To conclude, we take a new report request, spawn a new worker thread, send a message with report configuration for this thread, generate the report, send the message back to the main thread that everything is fine (or there is an error happened), kill the thread and then ask for a new report request. This did not take a lot of effort to convert from us. The report generation code remained the same, we mostly implemented the approach to manage threads and connected it with existing Redis implementation. Simple as that.
As the result, we created a whole new application. Moved out the old RhinoJS code prior to having a scalable k8s-ready NodeJS application.
- It took 4 months instead of what we roughly estimated in the beginning (2 months). The reason is that we did not know the way the applications works. We did not know what a heck is this RhinoJS thingy. And we did not have time to have a spike on it. The whole task was our big research.
- We re-implemented the application using Typescript. And it was amazing. It helped us write consistent stable code. We fixed typos from the old code just by the way (I guess it was something our customers were complaining about). The code itself got more readable and documented. It was super easy to refactor and extend it with new functionality.

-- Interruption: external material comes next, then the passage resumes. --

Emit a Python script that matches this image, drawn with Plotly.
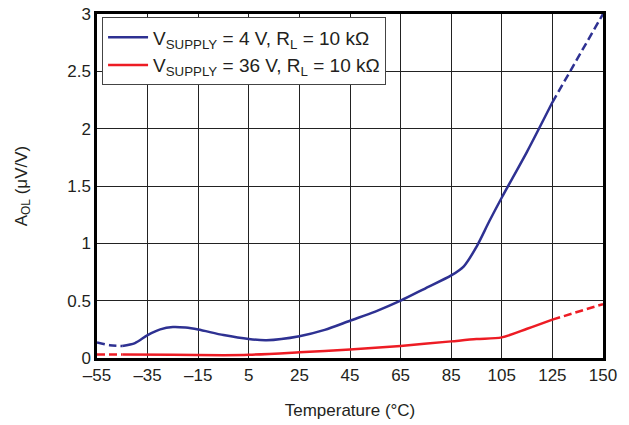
import plotly.graph_objects as go

# x positions are on the chart's evenly spaced axis (last tick labelled 150)
tick_vals = [-55, -35, -15, 5, 25, 45, 65, 85, 105, 125, 145]
tick_text = ["\u201355", "\u201335", "\u201315", "5", "25", "45", "65", "85", "105", "125", "150"]
y_ticks = [0, 0.5, 1, 1.5, 2, 2.5, 3]
y_text = ["0", "0.5", "1", "1.5", "2", "2.5", "3"]

blue_dash_l_x = [-55, -50, -45]
blue_dash_l_y = [0.135, 0.112, 0.105]
blue_x = [-45, -40, -35, -30, -25, -20, -15, -5, 5, 12, 25, 35, 45, 55, 65, 75, 85, 90, 95, 100, 105, 115, 125]
blue_y = [0.105, 0.13, 0.2, 0.25, 0.27, 0.265, 0.248, 0.2, 0.165, 0.155, 0.19, 0.245, 0.325, 0.405, 0.5, 0.61, 0.72, 0.8, 0.97, 1.19, 1.40, 1.80, 2.23]
blue_dash_r_x = [125, 145]
blue_dash_r_y = [2.23, 3.0]

red_dash_l_x = [-55, -45]
red_dash_l_y = [0.03, 0.03]
red_x = [-45, -25, -5, 5, 25, 45, 65, 85, 95, 105, 115, 125]
red_y = [0.03, 0.028, 0.025, 0.028, 0.05, 0.075, 0.105, 0.145, 0.165, 0.18, 0.255, 0.335]
red_dash_r_x = [125, 145]
red_dash_r_y = [0.335, 0.47]

BLUE = "#2E3192"
RED = "#ED1C24"
TXT = "#231F20"
FONT = "Liberation Sans, Arial, sans-serif"

fig = go.Figure()

def add(x, y, color, dash, name=None, show=False, group=None):
    fig.add_trace(go.Scatter(
        x=x, y=y, mode="lines",
        line=dict(color=color, width=2.5, dash=dash, shape="spline", smoothing=0.8),
        name=name, showlegend=show, legendgroup=group, hoverinfo="skip"))

add(blue_x, blue_y, BLUE, "solid", "V<sub>SUPPLY</sub> = 4 V, R<sub>L</sub> = 10 k\u03a9", True, "a")
add(red_x, red_y, RED, "solid", "V<sub>SUPPLY</sub> = 36 V, R<sub>L</sub> = 10 k\u03a9", True, "b")
add(blue_dash_l_x, blue_dash_l_y, BLUE, "8px,4px", group="a")
add(blue_dash_r_x, blue_dash_r_y, BLUE, "8px,4px", group="a")
add(red_dash_l_x, red_dash_l_y, RED, "8px,4px", group="b")
add(red_dash_r_x, red_dash_r_y, RED, "8px,4px", group="b")

fig.update_layout(
    width=629, height=425,
    margin=dict(l=89, r=34, t=6, b=75, autoexpand=False),
    paper_bgcolor="white", plot_bgcolor="white",
    font=dict(family=FONT, size=17, color=TXT),
    legend=dict(x=0.01, y=0.99, xanchor="left", yanchor="top",
                bgcolor="white", bordercolor="#444", borderwidth=1,
                font=dict(size=19, color=TXT), tracegroupgap=0,
                traceorder="grouped", itemwidth=40),
    xaxis=dict(range=[-55, 145], tickvals=tick_vals, ticktext=tick_text,
               showgrid=True, gridcolor="#222", gridwidth=1,
               showline=True, linecolor="black", linewidth=2.5, mirror=True,
               ticks="", zeroline=False, automargin=False,
               ticklabeloverflow="allow",
               tickfont=dict(size=17),
               title=dict(text="Temperature (\u00b0C)", font=dict(size=17), standoff=20)),
    yaxis=dict(range=[0, 3], tickvals=y_ticks, ticktext=y_text,
               showgrid=True, gridcolor="#222", gridwidth=1,
               showline=True, linecolor="black", linewidth=2.5, mirror=True,
               ticks="", zeroline=False, automargin=False,
               ticklabeloverflow="allow",
               tickfont=dict(size=17),
               title=dict(text="A<sub>OL</sub> (\u03bcV/V)", font=dict(size=17), standoff=36)),
)

fig.write_html("out.html")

- We implemented Datadog metrics and added more logs. Now we clearly understand how to investigate issues. We know the application load. We are getting notifications in case something goes wrong. We know the bottlenecks and weak parts and analyze more data.
- We handle 98% of the execution in the NodeJS. Remember we left a scheduler in the Java code. Except this, everything else happens in the NodeJS application. We receive a new bunch of reports. We spawn new threads and follow each thread’s events events. Everything is under control.
- We finally were able to refactor the code and significantly decreased memory consumption. If we compare with Java virtual machine, the NodeJS application requires less memory for execution. But you always can write not-optimized code. That’s why it was rewritten. New service does not bump into memory limit and feels comfortable under Kubernetes environment.